### WHAT THE TASK ASKS:
Repeat every line of the listing below exactly, minus the pictures.

### DATA SHOWN:

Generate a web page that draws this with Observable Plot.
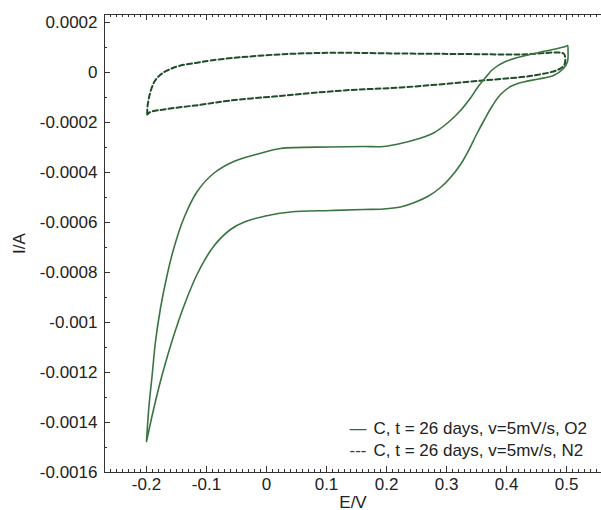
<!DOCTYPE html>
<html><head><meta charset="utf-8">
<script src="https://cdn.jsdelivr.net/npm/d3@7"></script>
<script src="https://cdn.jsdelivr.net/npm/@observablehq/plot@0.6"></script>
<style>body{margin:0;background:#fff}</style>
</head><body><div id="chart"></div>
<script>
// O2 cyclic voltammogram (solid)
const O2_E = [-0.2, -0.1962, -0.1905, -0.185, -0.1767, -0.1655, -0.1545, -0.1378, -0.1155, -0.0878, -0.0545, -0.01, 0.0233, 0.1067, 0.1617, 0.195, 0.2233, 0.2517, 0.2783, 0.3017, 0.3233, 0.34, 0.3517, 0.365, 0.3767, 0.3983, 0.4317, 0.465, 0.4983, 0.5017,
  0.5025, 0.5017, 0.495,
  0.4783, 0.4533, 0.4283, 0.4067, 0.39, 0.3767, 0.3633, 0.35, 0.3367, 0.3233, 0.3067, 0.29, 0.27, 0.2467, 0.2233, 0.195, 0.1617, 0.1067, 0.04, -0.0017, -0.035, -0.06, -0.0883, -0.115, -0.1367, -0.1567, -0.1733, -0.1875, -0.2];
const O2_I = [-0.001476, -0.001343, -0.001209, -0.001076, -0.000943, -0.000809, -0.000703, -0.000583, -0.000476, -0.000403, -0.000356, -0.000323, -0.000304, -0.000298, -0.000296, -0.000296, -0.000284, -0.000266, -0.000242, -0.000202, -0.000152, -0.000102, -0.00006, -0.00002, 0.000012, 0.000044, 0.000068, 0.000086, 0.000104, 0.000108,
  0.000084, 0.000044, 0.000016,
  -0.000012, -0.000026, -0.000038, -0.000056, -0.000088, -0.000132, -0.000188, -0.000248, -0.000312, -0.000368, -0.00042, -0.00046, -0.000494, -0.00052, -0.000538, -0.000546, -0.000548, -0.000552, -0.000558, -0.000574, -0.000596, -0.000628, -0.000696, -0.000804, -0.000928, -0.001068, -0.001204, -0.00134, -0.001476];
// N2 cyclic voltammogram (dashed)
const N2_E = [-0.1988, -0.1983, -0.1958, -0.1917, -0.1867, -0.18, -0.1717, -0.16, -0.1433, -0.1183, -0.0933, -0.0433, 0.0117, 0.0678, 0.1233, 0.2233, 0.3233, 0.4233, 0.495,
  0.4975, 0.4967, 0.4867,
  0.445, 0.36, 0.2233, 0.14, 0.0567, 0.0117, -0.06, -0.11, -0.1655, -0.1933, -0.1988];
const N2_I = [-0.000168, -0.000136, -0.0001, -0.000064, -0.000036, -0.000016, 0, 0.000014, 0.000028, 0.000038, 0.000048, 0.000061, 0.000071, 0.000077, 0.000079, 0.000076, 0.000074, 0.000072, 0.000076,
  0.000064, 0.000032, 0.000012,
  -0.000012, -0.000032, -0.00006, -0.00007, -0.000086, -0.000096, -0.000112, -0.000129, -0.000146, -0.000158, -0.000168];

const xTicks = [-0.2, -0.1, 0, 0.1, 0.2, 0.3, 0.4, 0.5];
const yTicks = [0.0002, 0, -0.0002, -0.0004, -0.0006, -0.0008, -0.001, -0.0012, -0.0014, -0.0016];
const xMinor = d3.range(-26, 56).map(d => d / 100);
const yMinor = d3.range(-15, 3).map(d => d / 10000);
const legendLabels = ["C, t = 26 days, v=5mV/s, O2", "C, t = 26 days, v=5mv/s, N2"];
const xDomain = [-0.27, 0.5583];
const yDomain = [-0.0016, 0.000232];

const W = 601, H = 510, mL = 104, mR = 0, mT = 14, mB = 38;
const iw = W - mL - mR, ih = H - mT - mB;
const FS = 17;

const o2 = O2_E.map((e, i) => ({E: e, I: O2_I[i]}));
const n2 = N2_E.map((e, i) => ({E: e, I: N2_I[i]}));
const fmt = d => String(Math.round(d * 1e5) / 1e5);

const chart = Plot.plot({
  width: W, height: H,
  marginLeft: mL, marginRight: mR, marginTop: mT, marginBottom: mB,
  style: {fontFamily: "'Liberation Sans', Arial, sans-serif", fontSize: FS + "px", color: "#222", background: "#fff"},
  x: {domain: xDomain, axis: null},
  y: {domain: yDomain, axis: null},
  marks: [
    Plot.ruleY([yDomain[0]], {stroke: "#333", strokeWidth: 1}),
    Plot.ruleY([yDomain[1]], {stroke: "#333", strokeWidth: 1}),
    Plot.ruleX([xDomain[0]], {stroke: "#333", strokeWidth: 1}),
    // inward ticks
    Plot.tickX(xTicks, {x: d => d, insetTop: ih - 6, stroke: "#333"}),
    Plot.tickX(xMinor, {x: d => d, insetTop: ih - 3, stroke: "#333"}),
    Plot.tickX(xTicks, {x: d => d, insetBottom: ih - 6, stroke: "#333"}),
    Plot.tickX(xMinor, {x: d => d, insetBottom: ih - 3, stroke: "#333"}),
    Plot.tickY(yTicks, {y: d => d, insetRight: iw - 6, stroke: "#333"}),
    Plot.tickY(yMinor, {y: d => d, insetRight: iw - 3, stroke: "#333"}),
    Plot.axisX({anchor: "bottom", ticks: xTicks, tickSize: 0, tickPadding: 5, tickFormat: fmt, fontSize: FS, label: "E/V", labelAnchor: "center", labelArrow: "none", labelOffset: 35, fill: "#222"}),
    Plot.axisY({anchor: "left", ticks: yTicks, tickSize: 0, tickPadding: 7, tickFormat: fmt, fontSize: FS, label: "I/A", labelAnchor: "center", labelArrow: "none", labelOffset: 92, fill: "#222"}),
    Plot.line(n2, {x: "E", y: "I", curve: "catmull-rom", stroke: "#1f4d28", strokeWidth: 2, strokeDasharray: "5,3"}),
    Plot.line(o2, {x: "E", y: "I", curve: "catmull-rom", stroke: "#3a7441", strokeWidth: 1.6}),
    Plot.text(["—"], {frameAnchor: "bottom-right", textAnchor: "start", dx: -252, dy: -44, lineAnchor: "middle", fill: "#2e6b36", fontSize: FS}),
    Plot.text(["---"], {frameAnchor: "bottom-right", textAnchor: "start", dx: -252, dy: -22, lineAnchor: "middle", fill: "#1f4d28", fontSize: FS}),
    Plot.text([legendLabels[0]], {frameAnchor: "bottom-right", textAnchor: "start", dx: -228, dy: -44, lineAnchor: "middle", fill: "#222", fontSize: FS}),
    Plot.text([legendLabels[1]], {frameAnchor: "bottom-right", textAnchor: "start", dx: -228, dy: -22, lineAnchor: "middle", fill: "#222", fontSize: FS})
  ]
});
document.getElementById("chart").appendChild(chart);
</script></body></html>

### WRITTEN REPLY:
Generate a web page that draws this with Observable Plot.
<!DOCTYPE html>
<html><head><meta charset="utf-8">
<script src="https://cdn.jsdelivr.net/npm/d3@7"></script>
<script src="https://cdn.jsdelivr.net/npm/@observablehq/plot@0.6"></script>
<style>body{margin:0;background:#fff}</style>
</head><body><div id="chart"></div>
<script>
// O2 cyclic voltammogram (solid)
const O2_E = [-0.2, -0.1962, -0.1905, -0.185, -0.1767, -0.1655, -0.1545, -0.1378, -0.1155, -0.0878, -0.0545, -0.01, 0.0233, 0.1067, 0.1617, 0.195, 0.2233, 0.2517, 0.2783, 0.3017, 0.3233, 0.34, 0.3517, 0.365, 0.3767, 0.3983, 0.4317, 0.465, 0.4983, 0.5017,
  0.5025, 0.5017, 0.495,
  0.4783, 0.4533, 0.4283, 0.4067, 0.39, 0.3767, 0.3633, 0.35, 0.3367, 0.3233, 0.3067, 0.29, 0.27, 0.2467, 0.2233, 0.195, 0.1617, 0.1067, 0.04, -0.0017, -0.035, -0.06, -0.0883, -0.115, -0.1367, -0.1567, -0.1733, -0.1875, -0.2];
const O2_I = [-0.001476, -0.001343, -0.001209, -0.001076, -0.000943, -0.000809, -0.000703, -0.000583, -0.000476, -0.000403, -0.000356, -0.000323, -0.000304, -0.000298, -0.000296, -0.000296, -0.000284, -0.000266, -0.000242, -0.000202, -0.000152, -0.000102, -0.00006, -0.00002, 0.000012, 0.000044, 0.000068, 0.000086, 0.000104, 0.000108,
  0.000084, 0.000044, 0.000016,
  -0.000012, -0.000026, -0.000038, -0.000056, -0.000088, -0.000132, -0.000188, -0.000248, -0.000312, -0.000368, -0.00042, -0.00046, -0.000494, -0.00052, -0.000538, -0.000546, -0.000548, -0.000552, -0.000558, -0.000574, -0.000596, -0.000628, -0.000696, -0.000804, -0.000928, -0.001068, -0.001204, -0.00134, -0.001476];
// N2 cyclic voltammogram (dashed)
const N2_E = [-0.1988, -0.1983, -0.1958, -0.1917, -0.1867, -0.18, -0.1717, -0.16, -0.1433, -0.1183, -0.0933, -0.0433, 0.0117, 0.0678, 0.1233, 0.2233, 0.3233, 0.4233, 0.495,
  0.4975, 0.4967, 0.4867,
  0.445, 0.36, 0.2233, 0.14, 0.0567, 0.0117, -0.06, -0.11, -0.1655, -0.1933, -0.1988];
const N2_I = [-0.000168, -0.000136, -0.0001, -0.000064, -0.000036, -0.000016, 0, 0.000014, 0.000028, 0.000038, 0.000048, 0.000061, 0.000071, 0.000077, 0.000079, 0.000076, 0.000074, 0.000072, 0.000076,
  0.000064, 0.000032, 0.000012,
  -0.000012, -0.000032, -0.00006, -0.00007, -0.000086, -0.000096, -0.000112, -0.000129, -0.000146, -0.000158, -0.000168];

const xTicks = [-0.2, -0.1, 0, 0.1, 0.2, 0.3, 0.4, 0.5];
const yTicks = [0.0002, 0, -0.0002, -0.0004, -0.0006, -0.0008, -0.001, -0.0012, -0.0014, -0.0016];
const xMinor = d3.range(-26, 56).map(d => d / 100);
const yMinor = d3.range(-15, 3).map(d => d / 10000);
const legendLabels = ["C, t = 26 days, v=5mV/s, O2", "C, t = 26 days, v=5mv/s, N2"];
const xDomain = [-0.27, 0.5583];
const yDomain = [-0.0016, 0.000232];

const W = 601, H = 510, mL = 104, mR = 0, mT = 14, mB = 38;
const iw = W - mL - mR, ih = H - mT - mB;
const FS = 17;

const o2 = O2_E.map((e, i) => ({E: e, I: O2_I[i]}));
const n2 = N2_E.map((e, i) => ({E: e, I: N2_I[i]}));
const fmt = d => String(Math.round(d * 1e5) / 1e5);

const chart = Plot.plot({
  width: W, height: H,
  marginLeft: mL, marginRight: mR, marginTop: mT, marginBottom: mB,
  style: {fontFamily: "'Liberation Sans', Arial, sans-serif", fontSize: FS + "px", color: "#222", background: "#fff"},
  x: {domain: xDomain, axis: null},
  y: {domain: yDomain, axis: null},
  marks: [
    Plot.ruleY([yDomain[0]], {stroke: "#333", strokeWidth: 1}),
    Plot.ruleY([yDomain[1]], {stroke: "#333", strokeWidth: 1}),
    Plot.ruleX([xDomain[0]], {stroke: "#333", strokeWidth: 1}),
    // inward ticks
    Plot.tickX(xTicks, {x: d => d, insetTop: ih - 6, stroke: "#333"}),
    Plot.tickX(xMinor, {x: d => d, insetTop: ih - 3, stroke: "#333"}),
    Plot.tickX(xTicks, {x: d => d, insetBottom: ih - 6, stroke: "#333"}),
    Plot.tickX(xMinor, {x: d => d, insetBottom: ih - 3, stroke: "#333"}),
    Plot.tickY(yTicks, {y: d => d, insetRight: iw - 6, stroke: "#333"}),
    Plot.tickY(yMinor, {y: d => d, insetRight: iw - 3, stroke: "#333"}),
    Plot.axisX({anchor: "bottom", ticks: xTicks, tickSize: 0, tickPadding: 5, tickFormat: fmt, fontSize: FS, label: "E/V", labelAnchor: "center", labelArrow: "none", labelOffset: 35, fill: "#222"}),
    Plot.axisY({anchor: "left", ticks: yTicks, tickSize: 0, tickPadding: 7, tickFormat: fmt, fontSize: FS, label: "I/A", labelAnchor: "center", labelArrow: "none", labelOffset: 92, fill: "#222"}),
    Plot.line(n2, {x: "E", y: "I", curve: "catmull-rom", stroke: "#1f4d28", strokeWidth: 2, strokeDasharray: "5,3"}),
    Plot.line(o2, {x: "E", y: "I", curve: "catmull-rom", stroke: "#3a7441", strokeWidth: 1.6}),
    Plot.text(["—"], {frameAnchor: "bottom-right", textAnchor: "start", dx: -252, dy: -44, lineAnchor: "middle", fill: "#2e6b36", fontSize: FS}),
    Plot.text(["---"], {frameAnchor: "bottom-right", textAnchor: "start", dx: -252, dy: -22, lineAnchor: "middle", fill: "#1f4d28", fontSize: FS}),
    Plot.text([legendLabels[0]], {frameAnchor: "bottom-right", textAnchor: "start", dx: -228, dy: -44, lineAnchor: "middle", fill: "#222", fontSize: FS}),
    Plot.text([legendLabels[1]], {frameAnchor: "bottom-right", textAnchor: "start", dx: -228, dy: -22, lineAnchor: "middle", fill: "#222", fontSize: FS})
  ]
});
document.getElementById("chart").appendChild(chart);
</script></body></html>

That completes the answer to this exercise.